When compared with the deposits from marine or continental domains, the deposits from deep cave settings show several notable advantages. Under a highly stable microclimate such as the one from deep caves and in the absence of most erosional mechanisms that act at grounds’ surface, cave deposits preserve valuable archives such as: the Oxygen isotope signal which is a proxy for regional temperature and/or variations in precipitation sources and paths; the isotopic signal of Carbon and pollen content which are thought to largely reflect the paleo-composition of vegetation at surface, minor elements signals in fossil remains (e.g. 87Sr/86Sr, 44Ca/40Ca, d15N, d13C), which bear significances related to paleodiet; the succession of aquatic sub-fossil species in lacustrine sediments; magnetic minerals properties relevant for past rainfall regime and paleo-temperatures. Among all these, speleothems, are particularly suitable to paleoclimate analyses since they can be accurately dated using the U-series method which overcomes the ~40 ka limit of the 14C method back to ~700 ka. This limit can be further extended back to ~1.3-1.5 Ma by using the paleomagnetic signal in speleothems and cave sediments coupled with the 238U/234U dating method.
Under these circumstances, the study of paleoclimate-significant cave deposits, especially that of speleothems, has gathered a considerable momentum in the last decade. In 2004 only, the number of papers published in ISI-WOS indexed journals was about five times greater than that corresponding to 1993-1995 time-period, and the figures almost doubled every year since. Despite this upsurge of speleothem-based paleoclimate studies, this is still a frontier scientific field where techniques and analytical procedures are continuously improved. The U-series dating methods, for example, has evolved in only 7 years from alpha spectrometry to thermal-ionization mass spectrometry (TIMS) and currently a growing number of laboratories are using the potential offered by the inductively-coupled plasma mass spectrometers (ICP-MS). In the study of stable isotopes, the innovative approach of the “clumped isotope” holds promises for the direct use of carbonates as paleothermometers, independently of the d18O in the precipitation waters. New approaches may be noticed in paleontological studies, where fossil remains of cave mammals are studied through a combination of aDNA sequencing coupled with 14C datings and d15N/ d13C measurements. This complex analysis allow species dating and the study of their paleodiets, migration paths and, possibly, the assessment of extinction moments and reasons, all bringing new elements for understanding the climate evolution during at least the last 50,000 years.

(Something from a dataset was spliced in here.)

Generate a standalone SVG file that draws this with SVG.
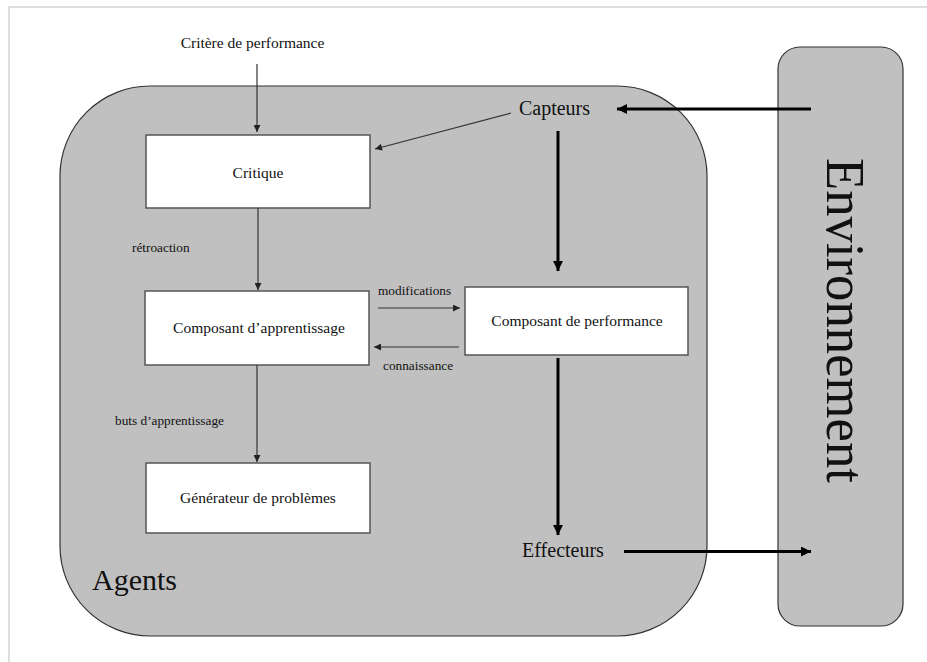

As any new approach, the study of speleothems (by far the most largely applied) faces many challenges. Some isotope signals (d18O) are better understood, while others (e.g. d13C, d87Sr) require supplemental research in order to discriminate the paleoclimate-significant component. Speleothems climate record of a high resolution which is only limited by the analytical uncertainties range (for example, for the Holocene resolutions smaller than 100 years are routinely reported; for some recent samples annual cyclicity has been recognized and recent researches focus upon inter-annual seasonality). However, calcite precipitation depends upon the supply of percolating water, so speleothem growth may cease during either very cold or very arid epochs. In addition, speleothem growth may cease due to accidental reasons which leads to fragmentary records. The problem of limited duration of speleothem records may be solved either by merging more speleothem profiles or by using supplemental proxies, such as, for instance, the magnetic properties.